The record business has been largely decentralized, thanks to the digital revolution. It’s now at the point where a completely unknown artist or band can record their own album in his own software-based home studio, promote and sell it on the internet (if it’s any good), book tour dates as a result of sales, get “airplay” on internet radio, and carve out a modest career for themselves. This is happening over and over again all around the world, as thousands upon thousands of artists who would’ve had no shot under the dominion of major record labels are now following their dream with some success. And record stores? A distant memory.

As you can clearly see, under this scenario, the record companies are completely circumvented. They’re left with the big, big super-artists, who are really just putting out one bloated same-ol’-same-ol’ album after another, trying to hang on to their security within the record-label plantation system. Even major artists have liberated themselves by deserting the record-company sinking ship and starting up their own internet-based operations.

This is the future of publishing.

We shouldn’t worry ourselves about 100,000 free downloads of a Dan Brown book as much as we should be welcoming the opportunity for more writers to be published and read.

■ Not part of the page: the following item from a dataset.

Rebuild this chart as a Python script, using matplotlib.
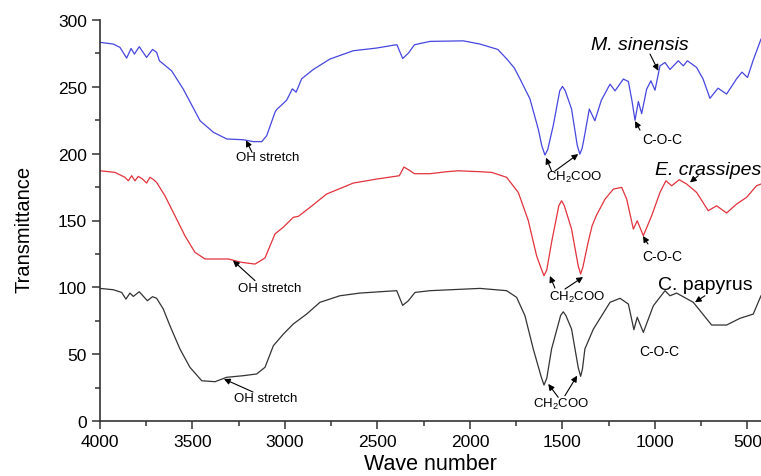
import matplotlib
matplotlib.use("Agg")
import matplotlib.pyplot as plt
from matplotlib.ticker import MultipleLocator

plt.rcParams["font.family"] = ["Liberation Sans", "DejaVu Sans"]
plt.rcParams["mathtext.fontset"] = "custom"
plt.rcParams["mathtext.rm"] = "Liberation Sans"

BLUE, RED, BLACK = "#4646e0", "#e2323c", "#333333"

# --- spectra (wave number, transmittance) -----------------------------------
ms_wn = [4000, 3928, 3892, 3856, 3832, 3814, 3788, 3748, 3716, 3694, 3679, 3613,
         3550, 3459, 3387, 3315, 3225, 3171, 3126, 3099, 3054, 3045, 2991, 2960,
         2940, 2910, 2847, 2757, 2631, 2505, 2420, 2395, 2364, 2333, 2300, 2216,
         2036, 1946, 1850, 1802, 1760, 1730, 1676, 1631, 1612, 1595, 1580, 1550,
         1515, 1500, 1485, 1451, 1420, 1406, 1394, 1384, 1355, 1325, 1290, 1243,
         1216, 1171, 1144, 1125, 1108, 1090, 1072, 1045, 1022, 1000, 973, 946,
         919, 874, 847, 825, 775, 740, 703, 659, 613, 559, 530, 500, 469, 427]
ms_t = [283.3, 282, 279.5, 271.5, 278.7, 274.5, 280, 272, 278, 275.8, 269.5, 262,
        248.3, 224.6, 216, 211, 210.4, 209, 209, 213.4, 231, 233, 240, 248.5,
        246, 256, 263, 270.8, 277, 279, 281, 281.5, 271.2, 275.2, 281.5, 284,
        284.4, 282, 278, 271, 264, 256, 241, 218.4, 206, 199, 203, 221,
        247, 250.3, 247, 233.4, 206, 199.7, 204, 211, 233.4, 224.6, 240, 252,
        247, 255.8, 254, 240, 225, 239, 230, 248.3, 254.5, 247.5, 265.7, 268.2,
        263, 269.5, 265.7, 269.5, 264.5, 255.8, 241.4, 249, 244.6, 256, 261, 257,
        270, 285.7]

ec_wn = [4000, 3919, 3865, 3847, 3829, 3811, 3793, 3770, 3748, 3730, 3710, 3694,
         3649, 3595, 3541, 3487, 3432, 3306, 3235, 3162, 3117, 3108, 3054, 3009,
         2955, 2928, 2865, 2775, 2631, 2505, 2382, 2357, 2333, 2300, 2216, 2126,
         2063, 1946, 1883, 1802, 1739, 1685, 1640, 1615, 1600, 1585, 1559, 1520,
         1505, 1490, 1451, 1415, 1402, 1390, 1361, 1340, 1316, 1270, 1225, 1180,
         1153, 1117, 1096, 1063, 1018, 973, 941, 910, 869, 829, 775, 712, 667,
         613, 559, 505, 451, 427]
ec_t = [187.2, 186, 182.3, 179.7, 183.5, 179.7, 183, 181, 178, 182.3, 180.5, 178.5,
        168.5, 153.6, 138.6, 126.2, 121.2, 121.2, 118.7, 117.4, 121.2, 122, 140, 145,
        152.4, 153.1, 159.8, 169.8, 178, 181, 183.5, 190, 188, 185, 185, 186.5,
        187.2, 186.5, 186, 182.3, 171, 150, 123.6, 114, 108.7, 113, 133.7, 161,
        164.8, 161, 143.6, 116, 110, 115, 134, 146, 154, 166, 173.5, 174.8,
        166, 143.6, 149.8, 138.6, 153.6, 171, 179.7, 176, 180.5, 177.3, 171, 157.3,
        161, 155.6, 162.3, 167.3, 176, 177.3]

cp_wn = [4000, 3928, 3883, 3860, 3838, 3820, 3788, 3744, 3716, 3694, 3658, 3622,
         3568, 3514, 3450, 3378, 3315, 3225, 3153, 3108, 3063, 3009, 2955, 2883,
         2811, 2703, 2595, 2486, 2396, 2364, 2333, 2297, 2216, 1946, 1802, 1748,
         1703, 1658, 1615, 1600, 1585, 1559, 1510, 1496, 1482, 1451, 1415, 1402,
         1392, 1379, 1333, 1243, 1189, 1144, 1114, 1096, 1063, 1009, 946, 919,
         883, 793, 694, 613, 541, 469, 427]
cp_t = [99.2, 98.2, 96.2, 91.2, 95.7, 93.2, 96.7, 90, 93, 91.8, 83.8, 71.3,
        53.9, 40.2, 30.1, 29.4, 32.7, 33.9, 35.2, 40.2, 56.3, 65, 72.6, 80,
        88.8, 93.7, 95.7, 96.7, 97.5, 86.5, 90, 96.2, 97.5, 99.2, 97.5, 92.5,
        78.8, 53.9, 33, 26.9, 32, 53.9, 79, 81.7, 79, 68.8, 40, 33.4,
        39, 53.9, 68.8, 88.8, 91.8, 87.5, 68.3, 77.6, 66.3, 86.2, 97.5, 93.7,
        95.7, 88.8, 71.8, 71.8, 76.8, 80, 93.7]

fig = plt.figure(figsize=(7.61, 4.77), dpi=100)
ax = fig.add_axes([100 / 761, 55 / 477, 661 / 761, 401 / 477])

ax.plot(ms_wn, ms_t, color=BLUE, lw=0.9)
ax.plot(ec_wn, ec_t, color=RED, lw=0.9)
ax.plot(cp_wn, cp_t, color=BLACK, lw=0.9)

ax.set_xlim(4000, 427)
ax.set_ylim(0, 300)
ax.xaxis.set_major_locator(MultipleLocator(500))
ax.xaxis.set_minor_locator(MultipleLocator(250))
ax.yaxis.set_major_locator(MultipleLocator(50))
ax.yaxis.set_minor_locator(MultipleLocator(25))
ax.tick_params(which="major", direction="out", length=6, width=1.1, labelsize=12.5,
               color="#333333")
ax.tick_params(which="minor", direction="out", length=3.5, width=1.1, color="#333333")
ax.spines[["top", "right"]].set_visible(False)
for s in ("left", "bottom"):
    ax.spines[s].set_linewidth(1.2)
    ax.spines[s].set_color("#333333")

ax.set_xlabel("Wave number", fontsize=15.5)
ax.set_ylabel("Transmittance", fontsize=14.5)
ax.xaxis.set_label_coords(0.5, -0.08)
ax.yaxis.set_label_coords(-0.1, 0.48)

arrow = dict(arrowstyle="-|>", color="black", lw=0.8, mutation_scale=9,
             shrinkA=0, shrinkB=0)

def point(head, tail):
    ax.annotate("", xy=head, xytext=tail, arrowprops=arrow)

# OH stretch
for xy, head, tail in [((3095, 197.5), (3211, 210), (3178, 201)),
                       ((3081, 99.5), (3281, 120), (3162, 105)),
                       ((3103, 17.2), (3330, 31.4), (3173, 21.7))]:
    ax.text(*xy, "OH stretch", fontsize=9.5, ha="center", va="center")
    point(head, tail)

# CH2COO
for xy, heads, tails in [((1438, 183), [(1589, 197), (1415, 199.7)], [(1559, 187), (1541, 187)]),
                         ((1422, 93.5), [(1568, 108.5), (1389, 107.7)], [(1541, 99.5), (1487, 98.7)]),
                         ((1508, 13.5), [(1577, 27.7), (1421, 33.9)], [(1523, 17.7), (1487, 18.9)])]:
    ax.text(*xy, r"CH$_2$COO", fontsize=9.5, ha="center", va="center")
    for h, t in zip(heads, tails):
        point(h, t)

# C-O-C
ax.text(962, 211, "C-O-C", fontsize=10, ha="center", va="center")
point((1108, 224.4), (1081, 217.6))
ax.text(962, 123.4, "C-O-C", fontsize=10, ha="center", va="center")
point((1065, 138.4), (1038, 132.4))
ax.text(979, 52.4, "C-O-C", fontsize=10, ha="center", va="center")

# species labels
ax.text(1084, 281.6, "M. sinensis", fontsize=14, style="italic", ha="center", va="center")
point((982, 262), (1027, 274.5))
ax.text(1000, 188.5, "E. crassipes", fontsize=14, style="italic", ha="left", va="center",
        clip_on=False)
point((811, 178.5), (766, 183.5))
ax.text(984, 102, "C. papyrus", fontsize=14, ha="left", va="center")
point((784, 88.8), (730, 93.7))

fig.savefig("out.png", dpi=100)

I mean, does anyone really think that the future of publishing lies within the corridors of Random House?

I think the future lies much more substantially in the den at my house.

And your house.

And the houses of thousands of writers whose work would otherwise never see the light of day because agents and big publishers are too busy having lunch with each other to pay attention to them. Well now, they’ve got an outlet. And the publishing business as we know it is going to be ground into dust, exactly as the major record labels and the old Hollywood movie studios were, unless they get on board.

Now, I know there are many out there (myself included, actually) who say, “Whoa! I will never stop buying real books with covers and binding and all that other good stuff!” Well, if the publishing business gets their act together, we may be able to avoid an all-digital future, but that’s a mighty big “if”. In the meantime, we have to quit whining and start planning.

There’s a brave new world coming. And it’s coming sooner than we think.